◆ **EXERCISE REQUIREMENTS**: Find every line in the records below that contains the word "React", and copy each such line.

========================================

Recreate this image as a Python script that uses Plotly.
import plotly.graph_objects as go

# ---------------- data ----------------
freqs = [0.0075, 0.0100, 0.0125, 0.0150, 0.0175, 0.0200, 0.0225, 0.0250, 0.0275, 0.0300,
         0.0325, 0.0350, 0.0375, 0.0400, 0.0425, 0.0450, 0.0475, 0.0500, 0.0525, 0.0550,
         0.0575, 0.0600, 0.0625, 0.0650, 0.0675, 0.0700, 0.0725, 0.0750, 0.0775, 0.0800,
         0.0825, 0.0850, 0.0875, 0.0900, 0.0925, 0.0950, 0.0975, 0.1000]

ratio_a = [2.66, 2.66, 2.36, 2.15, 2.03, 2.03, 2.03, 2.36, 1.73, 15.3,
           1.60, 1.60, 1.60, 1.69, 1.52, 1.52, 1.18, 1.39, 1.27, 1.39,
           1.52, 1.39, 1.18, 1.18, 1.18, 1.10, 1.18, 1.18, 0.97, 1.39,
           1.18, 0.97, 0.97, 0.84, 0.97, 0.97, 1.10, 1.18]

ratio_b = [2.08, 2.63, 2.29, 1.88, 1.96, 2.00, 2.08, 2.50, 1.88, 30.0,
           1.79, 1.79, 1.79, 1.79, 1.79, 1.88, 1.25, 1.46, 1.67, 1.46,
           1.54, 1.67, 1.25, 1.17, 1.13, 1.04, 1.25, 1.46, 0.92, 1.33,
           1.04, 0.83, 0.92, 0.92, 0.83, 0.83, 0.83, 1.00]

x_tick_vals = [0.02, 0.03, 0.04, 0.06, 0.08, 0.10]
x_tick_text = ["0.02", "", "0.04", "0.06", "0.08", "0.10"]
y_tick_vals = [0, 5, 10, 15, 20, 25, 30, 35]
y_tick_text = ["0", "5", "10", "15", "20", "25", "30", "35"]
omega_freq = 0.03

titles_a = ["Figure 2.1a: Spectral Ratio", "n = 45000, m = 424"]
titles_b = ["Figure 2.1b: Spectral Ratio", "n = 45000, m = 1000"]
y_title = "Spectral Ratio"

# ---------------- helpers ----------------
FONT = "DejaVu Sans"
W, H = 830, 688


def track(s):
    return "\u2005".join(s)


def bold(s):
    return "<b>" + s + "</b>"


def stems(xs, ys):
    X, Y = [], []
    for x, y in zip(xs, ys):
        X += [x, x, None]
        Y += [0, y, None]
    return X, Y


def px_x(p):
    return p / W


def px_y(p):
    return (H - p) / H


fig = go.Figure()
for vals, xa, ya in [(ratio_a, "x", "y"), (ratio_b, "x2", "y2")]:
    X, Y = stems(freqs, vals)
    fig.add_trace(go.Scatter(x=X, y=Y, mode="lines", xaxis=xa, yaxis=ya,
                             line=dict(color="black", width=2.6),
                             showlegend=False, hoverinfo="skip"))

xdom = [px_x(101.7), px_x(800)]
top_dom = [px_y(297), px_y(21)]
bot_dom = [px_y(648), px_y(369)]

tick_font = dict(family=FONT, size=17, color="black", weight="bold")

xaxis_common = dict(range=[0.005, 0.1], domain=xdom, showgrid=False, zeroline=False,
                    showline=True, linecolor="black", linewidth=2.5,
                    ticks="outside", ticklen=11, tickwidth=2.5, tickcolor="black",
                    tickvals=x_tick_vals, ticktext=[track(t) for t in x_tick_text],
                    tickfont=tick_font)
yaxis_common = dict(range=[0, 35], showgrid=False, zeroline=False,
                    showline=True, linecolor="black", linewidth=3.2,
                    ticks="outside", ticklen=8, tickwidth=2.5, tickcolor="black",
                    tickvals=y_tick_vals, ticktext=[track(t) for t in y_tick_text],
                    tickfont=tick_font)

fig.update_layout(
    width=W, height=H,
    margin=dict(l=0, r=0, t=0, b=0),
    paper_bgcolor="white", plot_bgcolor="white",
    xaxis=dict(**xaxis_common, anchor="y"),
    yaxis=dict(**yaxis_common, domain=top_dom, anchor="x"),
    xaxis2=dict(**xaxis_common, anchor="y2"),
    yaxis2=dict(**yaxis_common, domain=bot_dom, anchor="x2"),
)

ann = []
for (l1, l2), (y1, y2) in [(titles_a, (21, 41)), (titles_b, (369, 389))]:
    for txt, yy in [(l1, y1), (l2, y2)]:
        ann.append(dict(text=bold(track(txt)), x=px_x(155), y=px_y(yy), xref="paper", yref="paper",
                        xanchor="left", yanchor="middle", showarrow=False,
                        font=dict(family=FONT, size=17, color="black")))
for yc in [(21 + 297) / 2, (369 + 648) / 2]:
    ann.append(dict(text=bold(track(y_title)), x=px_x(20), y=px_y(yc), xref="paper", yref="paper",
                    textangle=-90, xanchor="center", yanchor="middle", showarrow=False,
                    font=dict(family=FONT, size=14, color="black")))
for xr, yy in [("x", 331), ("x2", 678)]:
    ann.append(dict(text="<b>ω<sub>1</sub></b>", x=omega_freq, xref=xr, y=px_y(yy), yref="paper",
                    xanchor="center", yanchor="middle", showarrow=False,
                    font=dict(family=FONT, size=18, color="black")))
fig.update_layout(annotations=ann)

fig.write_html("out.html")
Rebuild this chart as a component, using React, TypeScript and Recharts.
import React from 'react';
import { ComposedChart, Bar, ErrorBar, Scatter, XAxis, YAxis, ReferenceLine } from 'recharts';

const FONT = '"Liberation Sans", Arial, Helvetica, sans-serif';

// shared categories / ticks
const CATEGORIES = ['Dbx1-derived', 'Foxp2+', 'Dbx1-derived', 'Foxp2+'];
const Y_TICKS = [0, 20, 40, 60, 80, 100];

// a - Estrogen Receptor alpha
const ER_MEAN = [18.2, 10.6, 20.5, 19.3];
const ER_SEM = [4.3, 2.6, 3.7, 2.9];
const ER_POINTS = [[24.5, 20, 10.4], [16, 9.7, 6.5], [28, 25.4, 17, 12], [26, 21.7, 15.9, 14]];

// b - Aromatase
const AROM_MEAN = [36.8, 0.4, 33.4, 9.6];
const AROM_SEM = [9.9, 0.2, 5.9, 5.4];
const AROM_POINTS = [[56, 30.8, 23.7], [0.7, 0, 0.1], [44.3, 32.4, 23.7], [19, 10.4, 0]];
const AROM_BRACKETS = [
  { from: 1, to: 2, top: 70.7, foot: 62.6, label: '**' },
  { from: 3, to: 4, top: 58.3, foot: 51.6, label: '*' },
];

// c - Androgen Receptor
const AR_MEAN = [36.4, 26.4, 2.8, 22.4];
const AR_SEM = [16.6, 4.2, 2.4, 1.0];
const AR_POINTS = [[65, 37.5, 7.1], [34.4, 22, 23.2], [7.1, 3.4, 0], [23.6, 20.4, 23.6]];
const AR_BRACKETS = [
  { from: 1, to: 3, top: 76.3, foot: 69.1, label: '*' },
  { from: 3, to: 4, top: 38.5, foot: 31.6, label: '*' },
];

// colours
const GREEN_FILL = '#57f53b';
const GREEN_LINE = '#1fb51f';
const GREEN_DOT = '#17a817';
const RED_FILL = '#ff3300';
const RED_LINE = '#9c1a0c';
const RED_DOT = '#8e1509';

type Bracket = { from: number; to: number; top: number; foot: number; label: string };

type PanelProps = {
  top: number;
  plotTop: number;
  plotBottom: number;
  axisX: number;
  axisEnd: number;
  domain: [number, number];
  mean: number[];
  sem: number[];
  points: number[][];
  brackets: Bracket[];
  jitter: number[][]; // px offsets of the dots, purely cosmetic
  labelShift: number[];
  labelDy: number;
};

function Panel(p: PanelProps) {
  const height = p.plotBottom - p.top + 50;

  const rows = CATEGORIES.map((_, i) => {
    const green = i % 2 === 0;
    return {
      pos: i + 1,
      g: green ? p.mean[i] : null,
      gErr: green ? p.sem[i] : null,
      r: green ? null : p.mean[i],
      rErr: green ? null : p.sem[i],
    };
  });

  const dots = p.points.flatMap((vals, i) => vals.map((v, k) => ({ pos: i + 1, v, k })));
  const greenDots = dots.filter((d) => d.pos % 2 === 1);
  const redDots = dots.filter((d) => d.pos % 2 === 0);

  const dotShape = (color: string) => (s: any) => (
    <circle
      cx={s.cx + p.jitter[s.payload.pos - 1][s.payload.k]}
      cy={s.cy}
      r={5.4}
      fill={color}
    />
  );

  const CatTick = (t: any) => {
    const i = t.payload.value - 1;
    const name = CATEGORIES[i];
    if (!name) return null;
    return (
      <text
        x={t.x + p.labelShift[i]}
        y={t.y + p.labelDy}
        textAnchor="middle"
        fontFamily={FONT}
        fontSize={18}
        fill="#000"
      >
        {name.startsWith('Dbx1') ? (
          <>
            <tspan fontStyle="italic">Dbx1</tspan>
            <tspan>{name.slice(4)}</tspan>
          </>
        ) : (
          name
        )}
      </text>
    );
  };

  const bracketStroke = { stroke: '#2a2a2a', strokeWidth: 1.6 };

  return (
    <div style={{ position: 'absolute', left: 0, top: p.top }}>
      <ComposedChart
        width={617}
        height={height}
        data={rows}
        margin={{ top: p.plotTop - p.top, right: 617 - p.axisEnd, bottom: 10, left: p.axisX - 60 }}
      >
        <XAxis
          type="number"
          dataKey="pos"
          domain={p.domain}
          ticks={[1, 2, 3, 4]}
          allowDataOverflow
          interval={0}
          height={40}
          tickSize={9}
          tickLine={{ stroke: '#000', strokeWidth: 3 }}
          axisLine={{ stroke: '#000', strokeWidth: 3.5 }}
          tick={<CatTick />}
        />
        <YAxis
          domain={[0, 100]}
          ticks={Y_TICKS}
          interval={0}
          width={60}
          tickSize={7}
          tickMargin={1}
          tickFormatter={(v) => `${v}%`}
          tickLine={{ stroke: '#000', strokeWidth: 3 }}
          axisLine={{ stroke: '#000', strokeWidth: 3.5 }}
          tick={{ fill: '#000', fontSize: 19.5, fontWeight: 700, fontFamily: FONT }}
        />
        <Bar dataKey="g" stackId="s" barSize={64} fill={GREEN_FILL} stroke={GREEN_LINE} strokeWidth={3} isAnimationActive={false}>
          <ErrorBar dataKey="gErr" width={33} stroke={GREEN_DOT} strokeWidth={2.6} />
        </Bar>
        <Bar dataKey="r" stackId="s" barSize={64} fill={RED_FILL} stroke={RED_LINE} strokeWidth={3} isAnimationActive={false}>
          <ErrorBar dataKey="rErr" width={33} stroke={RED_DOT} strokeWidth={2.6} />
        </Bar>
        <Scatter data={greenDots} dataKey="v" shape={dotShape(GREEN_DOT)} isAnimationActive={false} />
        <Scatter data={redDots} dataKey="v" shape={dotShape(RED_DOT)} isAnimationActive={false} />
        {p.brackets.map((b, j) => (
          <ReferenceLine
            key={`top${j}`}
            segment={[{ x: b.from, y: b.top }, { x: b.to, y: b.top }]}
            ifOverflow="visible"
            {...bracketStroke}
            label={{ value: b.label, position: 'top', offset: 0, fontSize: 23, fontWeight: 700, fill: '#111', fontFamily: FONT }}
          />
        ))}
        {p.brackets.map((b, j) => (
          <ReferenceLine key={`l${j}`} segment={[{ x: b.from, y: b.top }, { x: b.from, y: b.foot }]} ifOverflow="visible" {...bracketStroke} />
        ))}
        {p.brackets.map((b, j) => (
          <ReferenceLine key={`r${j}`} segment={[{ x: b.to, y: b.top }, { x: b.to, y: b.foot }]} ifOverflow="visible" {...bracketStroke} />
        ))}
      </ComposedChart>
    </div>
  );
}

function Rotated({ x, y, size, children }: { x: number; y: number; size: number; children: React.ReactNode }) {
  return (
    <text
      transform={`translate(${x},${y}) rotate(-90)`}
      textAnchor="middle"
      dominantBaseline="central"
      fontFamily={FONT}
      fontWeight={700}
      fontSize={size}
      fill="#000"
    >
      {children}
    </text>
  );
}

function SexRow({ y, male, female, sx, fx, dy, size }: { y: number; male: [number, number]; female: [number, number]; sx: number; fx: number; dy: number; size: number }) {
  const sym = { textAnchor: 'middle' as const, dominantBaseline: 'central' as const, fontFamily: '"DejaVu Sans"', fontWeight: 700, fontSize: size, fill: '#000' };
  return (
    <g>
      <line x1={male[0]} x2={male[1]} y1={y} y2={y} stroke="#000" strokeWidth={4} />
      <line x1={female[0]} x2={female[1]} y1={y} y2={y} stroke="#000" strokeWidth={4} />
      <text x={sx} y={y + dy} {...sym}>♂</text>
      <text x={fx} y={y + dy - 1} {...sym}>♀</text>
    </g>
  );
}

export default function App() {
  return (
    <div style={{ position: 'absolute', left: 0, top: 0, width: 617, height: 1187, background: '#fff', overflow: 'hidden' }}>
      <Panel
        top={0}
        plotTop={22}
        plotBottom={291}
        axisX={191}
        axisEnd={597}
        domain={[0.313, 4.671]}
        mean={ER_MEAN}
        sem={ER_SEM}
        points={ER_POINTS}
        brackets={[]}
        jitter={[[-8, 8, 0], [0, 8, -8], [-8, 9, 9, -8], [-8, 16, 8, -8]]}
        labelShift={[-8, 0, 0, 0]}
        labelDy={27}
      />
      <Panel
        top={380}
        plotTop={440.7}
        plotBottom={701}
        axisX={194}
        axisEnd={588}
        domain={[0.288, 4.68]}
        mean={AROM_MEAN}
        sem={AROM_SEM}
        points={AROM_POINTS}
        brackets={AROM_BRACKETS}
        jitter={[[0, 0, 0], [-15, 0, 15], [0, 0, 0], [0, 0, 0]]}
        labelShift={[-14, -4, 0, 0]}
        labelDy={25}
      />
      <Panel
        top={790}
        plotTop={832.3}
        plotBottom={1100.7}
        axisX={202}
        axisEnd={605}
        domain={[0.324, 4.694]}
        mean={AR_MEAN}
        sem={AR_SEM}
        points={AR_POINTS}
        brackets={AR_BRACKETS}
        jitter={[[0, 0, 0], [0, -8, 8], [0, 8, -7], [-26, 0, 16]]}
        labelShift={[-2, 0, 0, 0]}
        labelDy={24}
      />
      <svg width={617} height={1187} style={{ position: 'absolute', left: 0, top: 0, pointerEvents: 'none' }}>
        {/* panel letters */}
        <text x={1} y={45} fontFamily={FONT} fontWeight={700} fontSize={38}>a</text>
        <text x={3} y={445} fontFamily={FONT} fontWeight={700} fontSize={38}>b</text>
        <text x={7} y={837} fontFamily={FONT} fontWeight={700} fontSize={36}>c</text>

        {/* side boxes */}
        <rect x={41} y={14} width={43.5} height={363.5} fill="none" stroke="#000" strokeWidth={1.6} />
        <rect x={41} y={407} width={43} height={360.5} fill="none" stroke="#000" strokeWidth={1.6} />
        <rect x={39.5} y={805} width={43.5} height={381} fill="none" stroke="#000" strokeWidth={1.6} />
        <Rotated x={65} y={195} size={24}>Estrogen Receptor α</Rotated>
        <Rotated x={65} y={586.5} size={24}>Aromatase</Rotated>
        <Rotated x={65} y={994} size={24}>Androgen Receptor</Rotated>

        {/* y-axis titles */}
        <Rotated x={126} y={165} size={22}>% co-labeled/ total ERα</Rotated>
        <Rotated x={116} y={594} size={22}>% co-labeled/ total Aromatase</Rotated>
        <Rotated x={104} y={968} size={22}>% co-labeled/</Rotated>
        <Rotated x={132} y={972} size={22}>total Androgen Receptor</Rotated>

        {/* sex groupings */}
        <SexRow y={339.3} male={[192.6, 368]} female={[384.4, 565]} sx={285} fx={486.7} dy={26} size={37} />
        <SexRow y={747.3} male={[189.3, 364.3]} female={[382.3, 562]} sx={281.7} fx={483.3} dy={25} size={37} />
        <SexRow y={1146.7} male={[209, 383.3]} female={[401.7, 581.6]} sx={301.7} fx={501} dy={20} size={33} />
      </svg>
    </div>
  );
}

========================================

◆ **REPLY**:
Rebuild this chart as a component, using React, TypeScript and Recharts.
import React from 'react';
function Rotated({ x, y, size, children }: { x: number; y: number; size: number; children: React.ReactNode }) {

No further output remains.